## BEGIN Source material

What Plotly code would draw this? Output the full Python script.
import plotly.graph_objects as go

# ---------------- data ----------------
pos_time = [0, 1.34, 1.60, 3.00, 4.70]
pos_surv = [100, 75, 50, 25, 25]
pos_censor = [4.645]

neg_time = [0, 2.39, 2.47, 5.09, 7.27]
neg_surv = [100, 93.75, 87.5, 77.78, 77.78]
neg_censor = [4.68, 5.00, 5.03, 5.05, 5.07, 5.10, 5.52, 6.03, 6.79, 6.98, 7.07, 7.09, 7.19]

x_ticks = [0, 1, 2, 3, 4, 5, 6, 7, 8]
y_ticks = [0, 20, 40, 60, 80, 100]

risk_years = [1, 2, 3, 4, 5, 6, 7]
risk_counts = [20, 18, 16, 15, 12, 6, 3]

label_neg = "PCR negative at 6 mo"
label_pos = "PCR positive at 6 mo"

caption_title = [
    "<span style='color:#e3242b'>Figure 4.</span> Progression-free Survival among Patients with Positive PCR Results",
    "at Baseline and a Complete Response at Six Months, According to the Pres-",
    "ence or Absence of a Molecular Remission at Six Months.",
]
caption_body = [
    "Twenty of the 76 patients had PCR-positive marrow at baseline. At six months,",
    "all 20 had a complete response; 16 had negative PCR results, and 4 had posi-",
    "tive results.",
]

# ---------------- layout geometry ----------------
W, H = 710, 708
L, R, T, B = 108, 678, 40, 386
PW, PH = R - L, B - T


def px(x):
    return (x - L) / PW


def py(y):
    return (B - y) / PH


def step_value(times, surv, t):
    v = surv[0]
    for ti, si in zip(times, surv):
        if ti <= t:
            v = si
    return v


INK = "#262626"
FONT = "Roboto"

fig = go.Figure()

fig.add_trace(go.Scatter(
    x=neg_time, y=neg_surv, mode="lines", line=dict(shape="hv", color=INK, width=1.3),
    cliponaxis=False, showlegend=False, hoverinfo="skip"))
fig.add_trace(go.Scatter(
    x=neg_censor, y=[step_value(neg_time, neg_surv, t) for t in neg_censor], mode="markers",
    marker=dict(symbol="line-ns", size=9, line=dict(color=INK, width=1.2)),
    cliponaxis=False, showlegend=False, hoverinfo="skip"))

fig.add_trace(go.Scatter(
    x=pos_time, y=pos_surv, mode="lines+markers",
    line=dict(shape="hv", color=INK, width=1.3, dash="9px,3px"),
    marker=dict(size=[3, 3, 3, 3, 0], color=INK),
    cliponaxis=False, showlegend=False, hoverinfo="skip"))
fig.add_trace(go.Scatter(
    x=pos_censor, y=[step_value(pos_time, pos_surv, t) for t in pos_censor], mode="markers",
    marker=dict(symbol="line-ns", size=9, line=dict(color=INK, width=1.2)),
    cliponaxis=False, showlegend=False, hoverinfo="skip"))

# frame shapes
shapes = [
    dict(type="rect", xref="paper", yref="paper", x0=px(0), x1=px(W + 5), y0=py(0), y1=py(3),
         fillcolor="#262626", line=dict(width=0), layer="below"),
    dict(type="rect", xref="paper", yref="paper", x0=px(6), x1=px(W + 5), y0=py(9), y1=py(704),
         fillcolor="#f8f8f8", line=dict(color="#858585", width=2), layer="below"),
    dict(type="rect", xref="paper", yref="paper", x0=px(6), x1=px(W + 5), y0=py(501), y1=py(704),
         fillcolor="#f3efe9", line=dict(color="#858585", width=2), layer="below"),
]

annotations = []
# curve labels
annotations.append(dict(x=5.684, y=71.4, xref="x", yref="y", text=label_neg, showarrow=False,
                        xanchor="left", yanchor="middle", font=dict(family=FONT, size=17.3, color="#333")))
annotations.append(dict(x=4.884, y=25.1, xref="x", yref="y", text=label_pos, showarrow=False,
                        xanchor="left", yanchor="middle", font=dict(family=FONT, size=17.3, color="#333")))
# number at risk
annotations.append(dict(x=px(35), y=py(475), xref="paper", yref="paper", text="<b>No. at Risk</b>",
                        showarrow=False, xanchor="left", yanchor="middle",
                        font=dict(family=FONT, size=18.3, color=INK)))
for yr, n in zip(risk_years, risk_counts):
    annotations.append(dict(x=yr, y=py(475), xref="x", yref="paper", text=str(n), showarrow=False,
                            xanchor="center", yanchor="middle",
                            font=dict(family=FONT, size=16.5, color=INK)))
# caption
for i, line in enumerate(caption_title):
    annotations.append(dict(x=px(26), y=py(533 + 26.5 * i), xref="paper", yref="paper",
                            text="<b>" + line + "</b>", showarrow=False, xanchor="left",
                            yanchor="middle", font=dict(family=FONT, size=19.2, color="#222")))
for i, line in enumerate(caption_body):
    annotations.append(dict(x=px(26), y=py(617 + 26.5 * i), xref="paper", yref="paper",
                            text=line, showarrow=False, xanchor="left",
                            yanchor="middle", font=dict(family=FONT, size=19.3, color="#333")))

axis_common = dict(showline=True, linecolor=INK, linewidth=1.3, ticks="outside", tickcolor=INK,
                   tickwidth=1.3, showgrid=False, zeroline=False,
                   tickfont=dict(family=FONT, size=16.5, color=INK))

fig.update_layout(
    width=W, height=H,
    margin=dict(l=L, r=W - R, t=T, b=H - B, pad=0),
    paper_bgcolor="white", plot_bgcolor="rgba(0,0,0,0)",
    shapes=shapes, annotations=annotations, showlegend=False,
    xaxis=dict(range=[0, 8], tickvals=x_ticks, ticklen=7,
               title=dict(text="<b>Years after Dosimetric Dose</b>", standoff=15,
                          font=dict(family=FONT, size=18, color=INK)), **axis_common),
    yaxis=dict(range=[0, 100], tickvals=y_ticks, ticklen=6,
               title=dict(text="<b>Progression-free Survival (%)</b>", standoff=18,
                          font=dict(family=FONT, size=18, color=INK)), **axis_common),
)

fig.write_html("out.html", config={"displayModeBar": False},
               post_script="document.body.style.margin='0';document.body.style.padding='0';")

## END Source material

> _What you are asked to do_: Return, please, the lines of the data from the first through the line containing "y_ticks = [0, 20, 40, 60, 80, 100]", both kept, exactly as they stand and nothing more.

> _Task result_:
What Plotly code would draw this? Output the full Python script.
import plotly.graph_objects as go

# ---------------- data ----------------
pos_time = [0, 1.34, 1.60, 3.00, 4.70]
pos_surv = [100, 75, 50, 25, 25]
pos_censor = [4.645]

neg_time = [0, 2.39, 2.47, 5.09, 7.27]
neg_surv = [100, 93.75, 87.5, 77.78, 77.78]
neg_censor = [4.68, 5.00, 5.03, 5.05, 5.07, 5.10, 5.52, 6.03, 6.79, 6.98, 7.07, 7.09, 7.19]

x_ticks = [0, 1, 2, 3, 4, 5, 6, 7, 8]
y_ticks = [0, 20, 40, 60, 80, 100]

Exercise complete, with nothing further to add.